__What is expected__
Output the lines below exactly, please, from the first line until the line with "468000, 420000, 364000]", counting both.

__Data segment__
•••
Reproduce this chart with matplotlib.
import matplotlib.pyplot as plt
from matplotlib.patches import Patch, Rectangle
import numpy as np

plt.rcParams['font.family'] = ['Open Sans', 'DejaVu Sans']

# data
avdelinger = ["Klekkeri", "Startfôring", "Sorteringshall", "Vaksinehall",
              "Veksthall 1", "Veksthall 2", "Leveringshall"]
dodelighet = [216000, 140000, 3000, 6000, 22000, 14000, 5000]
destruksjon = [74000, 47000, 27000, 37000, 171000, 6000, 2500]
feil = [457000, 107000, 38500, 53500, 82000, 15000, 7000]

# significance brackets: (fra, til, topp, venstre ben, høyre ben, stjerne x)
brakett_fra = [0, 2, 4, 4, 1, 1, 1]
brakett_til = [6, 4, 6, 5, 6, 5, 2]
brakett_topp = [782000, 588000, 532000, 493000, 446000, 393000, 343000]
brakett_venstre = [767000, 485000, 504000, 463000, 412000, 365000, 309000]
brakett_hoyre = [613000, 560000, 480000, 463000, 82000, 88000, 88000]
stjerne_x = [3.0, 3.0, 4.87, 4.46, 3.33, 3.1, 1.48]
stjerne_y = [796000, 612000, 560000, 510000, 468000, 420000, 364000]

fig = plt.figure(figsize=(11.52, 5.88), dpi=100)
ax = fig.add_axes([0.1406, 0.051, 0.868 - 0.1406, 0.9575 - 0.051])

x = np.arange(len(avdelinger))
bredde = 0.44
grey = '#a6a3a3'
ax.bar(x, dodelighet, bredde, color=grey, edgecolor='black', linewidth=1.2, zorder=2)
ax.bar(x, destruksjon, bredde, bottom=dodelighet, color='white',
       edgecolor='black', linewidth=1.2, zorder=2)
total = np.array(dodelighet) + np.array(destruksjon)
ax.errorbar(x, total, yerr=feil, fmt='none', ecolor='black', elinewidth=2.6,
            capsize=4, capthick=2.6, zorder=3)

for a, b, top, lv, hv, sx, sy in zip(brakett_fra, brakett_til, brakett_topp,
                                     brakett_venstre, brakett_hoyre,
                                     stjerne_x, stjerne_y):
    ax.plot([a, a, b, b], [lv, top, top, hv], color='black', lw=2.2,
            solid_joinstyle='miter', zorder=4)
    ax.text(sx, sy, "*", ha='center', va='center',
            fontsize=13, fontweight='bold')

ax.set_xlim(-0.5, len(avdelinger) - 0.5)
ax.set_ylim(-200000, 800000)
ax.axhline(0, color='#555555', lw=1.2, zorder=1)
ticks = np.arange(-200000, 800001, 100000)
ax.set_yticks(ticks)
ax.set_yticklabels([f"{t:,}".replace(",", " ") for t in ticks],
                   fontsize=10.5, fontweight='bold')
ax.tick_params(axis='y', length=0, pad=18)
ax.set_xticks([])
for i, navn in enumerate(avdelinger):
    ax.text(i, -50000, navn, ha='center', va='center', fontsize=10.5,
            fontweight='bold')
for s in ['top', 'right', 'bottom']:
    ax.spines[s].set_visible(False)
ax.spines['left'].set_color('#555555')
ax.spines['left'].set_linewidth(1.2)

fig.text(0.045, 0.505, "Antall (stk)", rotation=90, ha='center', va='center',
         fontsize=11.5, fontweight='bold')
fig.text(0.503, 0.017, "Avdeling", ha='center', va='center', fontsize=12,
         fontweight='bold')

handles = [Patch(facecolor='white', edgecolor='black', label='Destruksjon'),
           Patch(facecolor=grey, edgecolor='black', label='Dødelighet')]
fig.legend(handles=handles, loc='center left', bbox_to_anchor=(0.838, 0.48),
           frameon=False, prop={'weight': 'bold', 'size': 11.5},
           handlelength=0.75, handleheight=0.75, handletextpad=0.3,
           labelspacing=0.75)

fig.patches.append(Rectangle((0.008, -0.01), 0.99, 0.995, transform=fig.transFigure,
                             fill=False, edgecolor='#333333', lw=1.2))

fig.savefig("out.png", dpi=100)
•••
__In response__
Reproduce this chart with matplotlib.
import matplotlib.pyplot as plt
from matplotlib.patches import Patch, Rectangle
import numpy as np

plt.rcParams['font.family'] = ['Open Sans', 'DejaVu Sans']

# data
avdelinger = ["Klekkeri", "Startfôring", "Sorteringshall", "Vaksinehall",
              "Veksthall 1", "Veksthall 2", "Leveringshall"]
dodelighet = [216000, 140000, 3000, 6000, 22000, 14000, 5000]
destruksjon = [74000, 47000, 27000, 37000, 171000, 6000, 2500]
feil = [457000, 107000, 38500, 53500, 82000, 15000, 7000]

# significance brackets: (fra, til, topp, venstre ben, høyre ben, stjerne x)
brakett_fra = [0, 2, 4, 4, 1, 1, 1]
brakett_til = [6, 4, 6, 5, 6, 5, 2]
brakett_topp = [782000, 588000, 532000, 493000, 446000, 393000, 343000]
brakett_venstre = [767000, 485000, 504000, 463000, 412000, 365000, 309000]
brakett_hoyre = [613000, 560000, 480000, 463000, 82000, 88000, 88000]
stjerne_x = [3.0, 3.0, 4.87, 4.46, 3.33, 3.1, 1.48]
stjerne_y = [796000, 612000, 560000, 510000, 468000, 420000, 364000]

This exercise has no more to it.